CARDINAL ENERGY GROUP, INC.

 

Designation of Preferences, Rights and Limitations of Series A Preferred Stock .

 

Designation : There shall be a series of the voting preferred stock of the Corporation which shall be designated as the “Series A Preferred Stock,” $0.0001 par value, and the number of shares constituting such series shall be ONE MILLION (1,000,000). Such number of shares may be increased or decreased by resolution of the Board of Directors; provided, however , that no decrease shall reduce the number of shares of Series A Preferred Stock to a number less than that of the shares then outstanding plus the number of shares issuable upon exercise of outstanding rights, options or warrants or upon conversion of outstanding securities issued by the Corporation.

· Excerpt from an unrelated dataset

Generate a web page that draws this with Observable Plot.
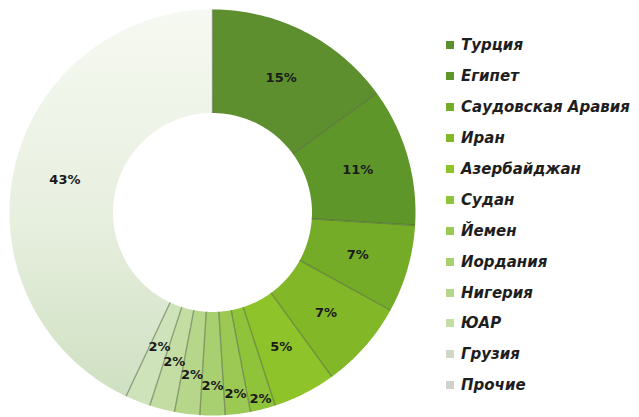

The Series A Preferred Stock shall have the following rights, preferences, restrictions and other terms:

 

Rank: Except as otherwise set forth herein, the holders of the shares of the Series A Preferred (each, a “ Holder ” and collectively the “ Holders ”) shall have the same rights and privileges as the holders of the Common Stock.

 

Voting Rights:

 

Formula. On all matters to come before the shareholders of the Corporation, the holders of Series A Preferred shall have that number of votes per share (rounded to the nearest whole share) equal to the product of (x) the number of shares of Series A Preferred held on the record date for the determination of the holders of the shares entitled to vote (the “ Record Date ”), or, if no record date is established, at the date such vote is taken or any written consent of shareholders is first solicited, and (y) 110.

 

Participation. Except as otherwise expressly provided herein or by applicable law, the Holders of shares of Series A Preferred, the holders of shares of Common Stock, and the holders of shares of any other capital stock of the Corporation having general voting rights shall vote together as one class on all matters submitted to a vote of stockholders of the Corporation.

 

Common Voting Standing. Except as otherwise provided herein, in the Corporation’s Certificate of Incorporation, or its Bylaws, the holders of shares of Series A Preferred Stock, the holders of shares of Common Stock, and the holders of shares of any other capital stock of the Corporation having general voting rights shall vote together as one class on all matters submitted to a vote of stockholders of the Corporation.